#### To be done
Present every line in which the string "chart" appears.

□ □ □

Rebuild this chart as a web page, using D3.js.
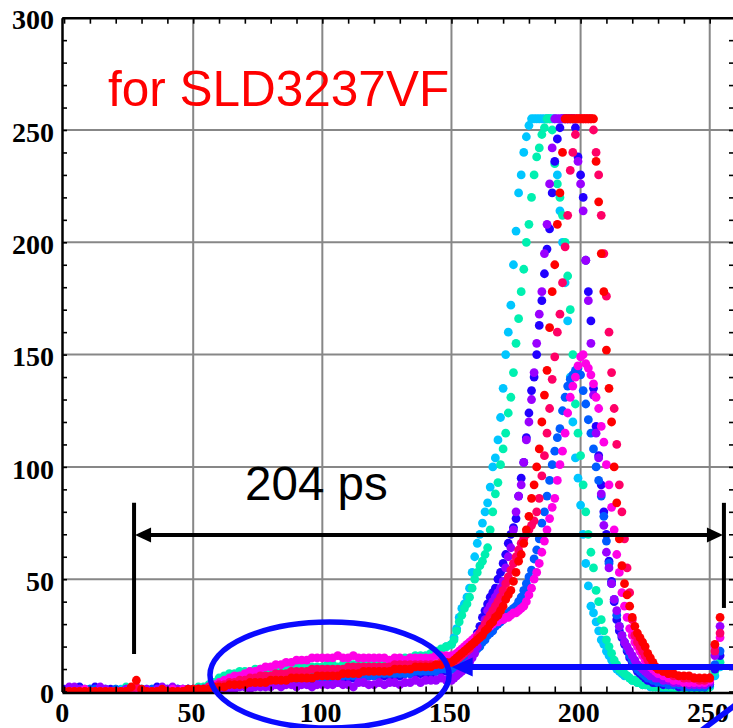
<!DOCTYPE html>
<html><head><meta charset="utf-8">
<script src="https://cdn.jsdelivr.net/npm/d3@7"></script>
<style>body{margin:0;background:#fff}svg{display:block}</style>
</head><body>
<svg id="chart" width="733" height="728"></svg>
<script>
// ---------- data ----------
const xTickLabels = [0, 50, 100, 150, 200, 250];
const yTickLabels = [0, 50, 100, 150, 200, 250, 300];
const xMinorTicks = [0,10,20,30,40,50,60,70,80,90,100,110,120,130,140,150,160,170,180,190,200,210,220,230,240,250];
const yMinorTicks = [0,10,20,30,40,50,60,70,80,90,100,110,120,130,140,150,160,170,180,190,200,210,220,230,240,250,260,270,280,290,300];

const sampleT = [
0,2,4,6,8,10,12,14,16,18,
20,22,24,26,28,30,32,34,36,38,
40,42,44,46,48,50,52,54,56,58,
60,62,64,66,68,70,72,74,76,78,
80,82,84,86,88,90,92,94,96,98,
100,102,104,106,108,110,112,114,116,118,
120,122,124,126,128,130,132,134,136,138,
140,142,144,146,148,
150,151,152,153,154,155,156,157,158,159,
160,161,162,163,164,165,166,167,168,169,
170,171,172,173,174,175,176,177,178,179,
180,181,182,183,184,185,186,187,188,189,
190,191,192,193,194,195,196,197,198,199,
200,201,202,203,204,205,206,207,208,209,
210,211,212,213,214,215,216,217,218,219,
220,221,222,223,224,225,226,227,228,229,
230,
232,234,236,238,240,242,244,246,248,250,252,254];

const cyanY = [
0,1,0,1,0,1,0,0,1,0, 0,1,0,1,1,0,1,0,1,0, 1,0,1,1,0,1,1,1,2,2, 3,3,4,4,5,5,5,6,6,6,
6,7,7,7,7,7,8,8,8,8, 8,8,9,9,9,9,9,10,10,10, 10,11,11,12,12,13,13,14,14,15, 15,16,17,18,20,
21,24,28,33,37,39,42,46,53,60, 66,70,75,80,84,91,100,104,112,122,
135,150,160,172,190,205,222,230,240,247, 252,255,255,255,255,255,255,255,255,255,
255,230,214,200,182,165,140,120,104,95, 83,70,57,47,38,35,31,27,23,21,
18,16,14,12,10,9,8,7,7,6, 5,5,4,4,3,3,3,2,2,2, 2,
1,1,1,1,1,1,1,1,1,2,7,11];

const aquaY = [
0,0,1,0,0,1,0,1,0,0, 1,0,2,1,0,1,0,1,0,1, 0,1,1,0,1,1,2,2,3,4, 6,7,8,8,9,9,9,10,10,10,
10,10,10,10,11,11,11,11,11,11, 11,12,12,11,12,12,12,12,12,12, 12,13,13,13,14,14,15,15,16,16, 16,17,18,19,20,
21,23,27,31,34,37,39,42,46,50, 53,56,58,61,64,72,80,88,93,101,
108,115,124,131,142,155,166,178,188,200, 208,220,230,238,242,248,251,255,255,250,
235,226,220,212,200,185,170,150,128,115, 105,92,80,70,62,55,45,40,32,27,
23,20,17,14,12,10,9,8,7,6, 5,5,4,4,3,3,3,3,2,2, 2,
2,2,1,1,1,1,1,1,1,2,9,13];

const blueY = [
1,0,1,2,1,0,2,0,0,1, 0,0,1,0,1,0,0,0,2,1, 0,1,0,1,1,0,1,1,1,1, 2,2,2,2,3,3,3,3,3,4,
4,4,4,4,4,5,5,5,5,5, 5,5,5,6,6,6,6,6,6,7, 7,7,7,7,7,7,8,8,8,8, 8,8,9,9,9,
10,11,12,13,14,15,17,19,21,23, 26,29,33,36,39,42,44,46,50,53,
57,61,66,70,73,77,87,95,102,113, 124,134,140,150,163,174,186,197,206,222,
236,246,251,255,255,255,255,255,251,238, 230,220,192,178,165,135,118,105,92,80,
70,58,49,40,32,27,24,21,18,15, 13,11,9,8,7,6,5,5,4,4, 4,
3,3,3,2,2,2,2,2,2,3,10,16];

const azureY = [
0,1,0,1,0,1,1,0,1,0, 1,0,0,1,0,1,0,1,1,0, 1,0,1,0,1,1,1,1,2,2, 2,3,3,3,3,4,4,4,4,4,
4,5,5,5,5,5,6,6,6,6, 6,6,6,6,7,7,7,7,7,7, 7,8,8,8,8,8,8,8,9,9, 9,9,9,10,10,
10,10,11,12,13,14,15,16,17,18, 19,20,22,23,25,26,27,29,30,31,
32,34,35,36,37,38,40,42,45,48, 51,54,59,63,68,75,80,87,94,101,
107,113,117,125,131,136,139,141,143,144, 141,134,128,121,115,108,100,94,87,78,
67,57,48,41,34,29,25,22,19,16, 14,12,10,9,8,7,6,6,5,5, 4,
4,3,3,3,2,2,2,2,2,3,12,18];

const purpleY = [
0,2,2,1,0,0,0,2,1,0, 0,0,1,0,0,0,1,0,1,2, 1,2,1,0,1,0,1,1,1,1, 1,1,1,1,2,2,1,2,2,2,
2,3,2,3,3,2,3,3,2,3, 3,3,3,4,3,3,2,4,4,3, 3,4,3,4,4,3,4,4,5,4, 5,5,5,6,5,
5,6,7,8,9,10,12,13,15,17, 20,24,28,32,36,38,40,42,44,46,
49,55,60,64,72,80,87,92,102,112, 120,130,142,155,168,178,195,208,226,242,
255,255,255,255,255,255,255,255,255,236, 226,214,192,174,155,132,115,104,88,74,
62,55,48,41,36,29,25,22,20,18, 16,14,12,11,10,9,8,7,7,6, 6,
5,5,4,4,4,3,3,3,3,4,16,29];

const magentaY = [
0,0,0,0,1,0,0,0,0,0, 0,0,0,0,1,0,0,0,0,1, 0,1,0,1,0,1,1,1,2,3, 4,5,6,7,7,8,9,9,10,11,
11,12,12,13,13,14,14,14,15,15, 15,15,15,16,15,15,16,15,15,15, 15,15,15,14,15,15,14,15,15,15, 15,15,16,16,16,
16,16,17,18,19,20,21,22,23,24, 25,26,27,28,29,29,30,31,31,32,
32,33,33,34,35,35,36,37,38,40, 43,46,50,53,57,62,67,72,77,82,
86,94,101,107,115,124,131,136,140,145, 149,150,146,144,141,137,131,126,118,111,
101,92,82,72,61,53,44,38,33,28, 25,22,20,18,16,14,13,11,10,9, 8,
7,6,5,5,4,4,4,4,4,5,20,24];

const roseY = [
0,0,0,0,0,0,0,0,0,0, 0,0,0,0,2,0,0,0,0,0, 0,0,0,0,0,1,1,1,2,2, 3,3,4,4,5,5,6,6,7,7,
7,8,8,8,9,9,9,9,10,10, 10,10,10,10,10,11,11,11,11,11, 11,11,11,11,12,12,12,12,12,12, 12,12,12,13,13,
13,13,14,15,16,17,18,19,21,22, 24,26,28,30,32,34,36,38,40,42,
45,48,51,54,57,60,63,66,68,70, 72,74,76,80,86,96,105,115,126,139,
149,160,168,182,198,212,232,240,248,255, 255,255,255,255,255,250,240,230,212,195,
176,160,142,126,110,92,80,68,55,44, 32,25,22,20,18,16,14,13,12,11, 10,
9,8,7,7,6,6,6,5,5,6,18,26];

const redY = [
0,0,0,0,0,0,0,0,0,0, 0,0,0,2,5,1,0,0,0,1, 0,0,0,0,1,1,1,1,1,2, 2,2,3,3,3,3,4,4,4,4,
5,5,5,5,6,6,6,6,6,7, 7,7,7,7,8,8,8,8,9,9, 9,9,9,9,10,10,10,10,11,11, 11,11,12,12,13,
13,14,15,16,17,18,19,20,21,22, 23,24,25,27,28,30,31,33,34,36,
38,41,43,45,49,53,58,61,66,72, 78,86,92,100,108,120,132,143,162,178,
190,208,222,240,255,255,255,255,255,255, 255,255,255,255,255,255,236,218,195,178,
152,135,120,100,84,68,56,48,43,38, 33,29,26,24,22,20,17,15,13,11, 10,
9,8,8,7,7,7,6,6,6,6,21,33];

const seriesValues = [cyanY, aquaY, blueY, azureY, purpleY, magentaY, roseY, redY];
const seriesColors = ["#00c6ff", "#00f0b0", "#2200ff", "#005cff", "#9a00ff", "#ff00e6", "#ff0066", "#ff0000"];

// annotations (data units)
const titleText = "for SLD3237VF";
const spanText = "204 ps";
const spanStart = 27.1, spanEnd = 255.5, spanLevel = 69.7;
const spanBarTop = 84, spanBarBottomL = 16.7, spanBarBottomR = 37.2;
const ellipseCenter = [102.8, 7.35], ellipseRadii = [46.3, 23.6];
const arrowLevel = 10.9, arrowTip = 150.1;

// ---------- chart ----------
const svg = d3.select("#chart");
const pL = 62, pR = 734, pT = 17.7, pB = 691.5;
const x = d3.scaleLinear().domain([-0.8, 259.4]).range([pL, pR]);
const y = d3.scaleLinear().domain([0, 300]).range([pB, pT]);

svg.append("defs").append("clipPath").attr("id", "plotclip")
  .append("rect").attr("x", pL).attr("y", pT).attr("width", pR - pL).attr("height", pB - pT + 1);

// grid
const grid = svg.append("g").attr("stroke", "#878787").attr("stroke-width", 2);
grid.selectAll("line.v").data(xTickLabels.filter(d => d > 0)).join("line").attr("class", "v")
  .attr("x1", d => x(d)).attr("x2", d => x(d)).attr("y1", pT).attr("y2", pB);
grid.selectAll("line.h").data(yTickLabels.filter(d => d > 0 && d < 300)).join("line").attr("class", "h")
  .attr("y1", d => y(d)).attr("y2", d => y(d)).attr("x1", pL).attr("x2", pR);

// points
const pts = svg.append("g").attr("clip-path", "url(#plotclip)");
seriesValues.forEach((vals, si) => {
  pts.append("g").attr("fill", seriesColors[si])
    .selectAll("circle").data(vals.map((v, i) => [sampleT[i], v])).join("circle")
    .attr("cx", d => x(d[0])).attr("cy", d => y(d[1])).attr("r", 4.4);
});

// axes
const fontLab = "'Liberation Serif','Times New Roman',serif";
function styleAxis(g) {
  g.select(".domain").attr("stroke", "#000").attr("stroke-width", 2.5);
  g.selectAll(".tick line").attr("stroke", "#000").attr("stroke-width", 1.6);
  g.selectAll("text").attr("font-family", fontLab).attr("font-size", 28).attr("font-weight", "bold").attr("fill", "#000");
}
svg.append("g").attr("transform", `translate(0,${pB + 1})`)
  .call(d3.axisBottom(x).tickValues(xMinorTicks).tickSize(-6).tickSizeOuter(0).tickPadding(10)
    .tickFormat(d => xTickLabels.includes(d) ? d : ""))
  .call(styleAxis)
  .call(g => g.selectAll("text").attr("dx", "-0.08em"));
svg.append("g").attr("transform", `translate(0,${pT})`)
  .call(d3.axisTop(x).tickValues(xMinorTicks).tickSize(-6).tickSizeOuter(0).tickFormat(""))
  .call(styleAxis);
svg.append("g").attr("transform", `translate(${pL},0)`)
  .call(d3.axisLeft(y).tickValues(yMinorTicks).tickSize(-5).tickSizeOuter(0).tickPadding(8)
    .tickFormat(d => yTickLabels.includes(d) ? d : ""))
  .call(styleAxis)
  .call(g => g.selectAll("text").attr("dy", "0.4em"));
svg.append("g").attr("transform", `translate(${pR},0)`)
  .call(d3.axisRight(y).tickValues(yMinorTicks).tickSize(-5).tickSizeOuter(0).tickFormat(""))
  .call(styleAxis);

// annotations
svg.append("text").attr("x", x(17)).attr("y", y(260.7)).text(titleText)
  .attr("font-family", "'Liberation Sans',Arial,sans-serif").attr("font-size", 49.5).attr("fill", "#ff0000");
svg.append("text").attr("x", x(70.1)).attr("y", y(85.3)).text(spanText)
  .attr("font-family", "'Liberation Sans',Arial,sans-serif").attr("font-size", 47.5).attr("fill", "#000");

const ann = svg.append("g");
ann.append("line").attr("x1", x(spanStart) + 14).attr("x2", x(spanEnd) - 14)
  .attr("y1", y(spanLevel)).attr("y2", y(spanLevel)).attr("stroke", "#000").attr("stroke-width", 4);
ann.append("line").attr("x1", x(spanStart)).attr("x2", x(spanStart))
  .attr("y1", y(spanBarTop)).attr("y2", y(spanBarBottomL)).attr("stroke", "#000").attr("stroke-width", 4);
ann.append("line").attr("x1", x(spanEnd)).attr("x2", x(spanEnd))
  .attr("y1", y(spanBarTop)).attr("y2", y(spanBarBottomR)).attr("stroke", "#000").attr("stroke-width", 4);
const ay = y(spanLevel);
ann.append("path").attr("fill", "#000")
  .attr("d", `M${x(spanStart) + 1},${ay} L${x(spanStart) + 17},${ay - 7.5} L${x(spanStart) + 17},${ay + 7.5} Z`);
ann.append("path").attr("fill", "#000")
  .attr("d", `M${x(spanEnd) - 1},${ay} L${x(spanEnd) - 17},${ay - 7.5} L${x(spanEnd) - 17},${ay + 7.5} Z`);

// blue highlight
const blue = "#0a0aff";
const ecx = x(ellipseCenter[0]), ecy = y(ellipseCenter[1]);
ann.append("ellipse").attr("cx", ecx).attr("cy", ecy)
  .attr("rx", x(ellipseCenter[0] + ellipseRadii[0]) - ecx).attr("ry", ecy - y(ellipseCenter[1] + ellipseRadii[1]))
  .attr("fill", "none").attr("stroke", blue).attr("stroke-width", 5.5);
const by = y(arrowLevel);
ann.append("line").attr("x1", x(arrowTip) + 18).attr("x2", 745).attr("y1", by).attr("y2", by)
  .attr("stroke", blue).attr("stroke-width", 6);
ann.append("path").attr("fill", blue)
  .attr("d", `M${x(arrowTip)},${by} L${x(arrowTip) + 21},${by - 9.5} L${x(arrowTip) + 21},${by + 9.5} Z`);
ann.append("line").attr("x1", x(246.5)).attr("y1", 731).attr("x2", x(263)).attr("y2", 699)
  .attr("stroke", blue).attr("stroke-width", 5.5);
</script>
</body></html>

□ □ □

#### Output for this task
Rebuild this chart as a web page, using D3.js.
<svg id="chart" width="733" height="728"></svg>
// ---------- chart ----------
const svg = d3.select("#chart");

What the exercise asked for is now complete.